**Job**
In the listing that follows, retype every line from the first through the one containing "const subtitleText = 'June 2020';". Pictures are to be left out.
■ ■ ■ ■ ■
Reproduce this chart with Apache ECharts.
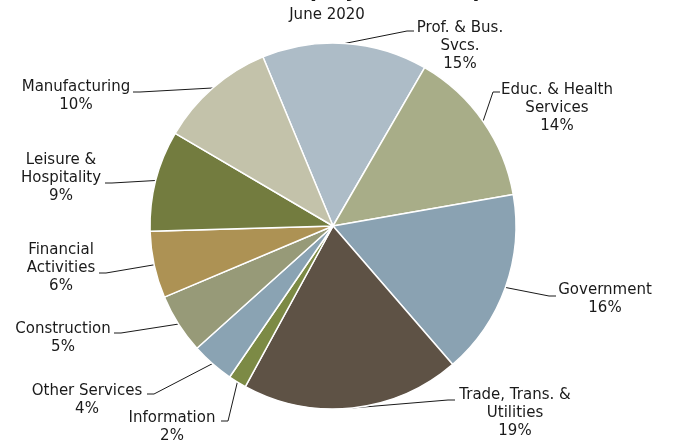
<!DOCTYPE html>
<html><head><meta charset="utf-8">
<script src="https://cdn.jsdelivr.net/npm/echarts@6/dist/echarts.min.js"></script>
<style>html,body{margin:0;padding:0;background:#fff}#c{width:673px;height:442px}</style>
</head><body><div id="c"></div>
<script>
// ---- data ----
const categories = ['Prof. & Bus.\nSvcs.', 'Educ. & Health\nServices', 'Government', 'Trade, Trans. &\nUtilities', 'Information', 'Other Services', 'Construction', 'Financial\nActivities', 'Leisure &\nHospitality', 'Manufacturing'];
const shares = [14.6, 13.9, 16.4, 19.3, 1.6, 3.8, 5.3, 5.9, 8.9, 10.3];
const titleText = 'Nonfarm Employment Composition';
const subtitleText = 'June 2020';

// ---- styling ----
const colors = ['#adbcc7', '#a8ad88', '#8aa2b2', '#5e5245', '#7c8a45', '#8aa3b3', '#979a78', '#ad9254', '#737c3f', '#c3c2aa'];
// label layout: [centerX, firstLineCenterY, anchorX, anchorY, side(+1 label right of pie, -1 left)]
const labelSpots = [
  [460, 28, 414, 31, 1],
  [557, 90, 500, 92, 1],
  [605, 290, 556, 296, 1],
  [515, 395, 455, 400, 1],
  [172, 418, 221, 421, -1],
  [87, 391, 147, 394, -1],
  [63, 329, 114, 333, -1],
  [61, 250, 99, 273, -1],
  [61, 160, 105, 183, -1],
  [76, 87, 133, 92, -1]
];
const FONT = 'DejaVu Sans';

const chart = echarts.init(document.getElementById('c'), null, {renderer: 'canvas'});
chart.setOption({
  animation: false,
  backgroundColor: '#ffffff',
  graphic: [
    {type: 'text', x: 171, y: 2, style: {text: titleText, font: 'bold 20px "DejaVu Sans"', fill: '#1a1a1a', textAlign: 'left', textVerticalAlign: 'bottom'}},
    {type: 'text', x: 327, y: 8, style: {text: subtitleText, font: '15px "DejaVu Sans"', fill: '#1a1a1a', textAlign: 'center', textVerticalAlign: 'top'}}
  ],
  series: [{
    type: 'pie',
    center: [333, 226],
    radius: 183,
    startAngle: 112.5,
    clockwise: true,
    avoidLabelOverlap: false,
    data: categories.map((c, i) => ({name: c, value: shares[i], itemStyle: {color: colors[i]}})),
    itemStyle: {borderColor: '#ffffff', borderWidth: 1.5},
    label: {
      show: true,
      position: 'outside',
      formatter: p => p.name + '\n' + Math.round(p.percent) + '%',
      fontFamily: FONT,
      fontSize: 15,
      lineHeight: 18,
      color: '#1a1a1a',
      align: 'center'
    },
    labelLine: {show: true, length: 10, length2: 10, lineStyle: {color: '#1a1a1a', width: 1}},
    labelLayout: function (params) {
      const s = labelSpots[params.dataIndex];
      const p0 = params.labelLinePoints ? params.labelLinePoints[0] : [s[2], s[3]];
      return {
        x: s[0],
        y: s[1] - 9,
        align: 'center',
        verticalAlign: 'top',
        labelLinePoints: [p0, [s[2] - 7 * s[4], s[3]], [s[2], s[3]]]
      };
    },
    emphasis: {disabled: true}
  }]
});
</script>
</body></html>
■ ■ ■ ■ ■
**Result below**
Reproduce this chart with Apache ECharts.
<!DOCTYPE html>
<html><head><meta charset="utf-8">
<script src="https://cdn.jsdelivr.net/npm/echarts@6/dist/echarts.min.js"></script>
<style>html,body{margin:0;padding:0;background:#fff}#c{width:673px;height:442px}</style>
</head><body><div id="c"></div>
<script>
// ---- data ----
const categories = ['Prof. & Bus.\nSvcs.', 'Educ. & Health\nServices', 'Government', 'Trade, Trans. &\nUtilities', 'Information', 'Other Services', 'Construction', 'Financial\nActivities', 'Leisure &\nHospitality', 'Manufacturing'];
const shares = [14.6, 13.9, 16.4, 19.3, 1.6, 3.8, 5.3, 5.9, 8.9, 10.3];
const titleText = 'Nonfarm Employment Composition';
const subtitleText = 'June 2020';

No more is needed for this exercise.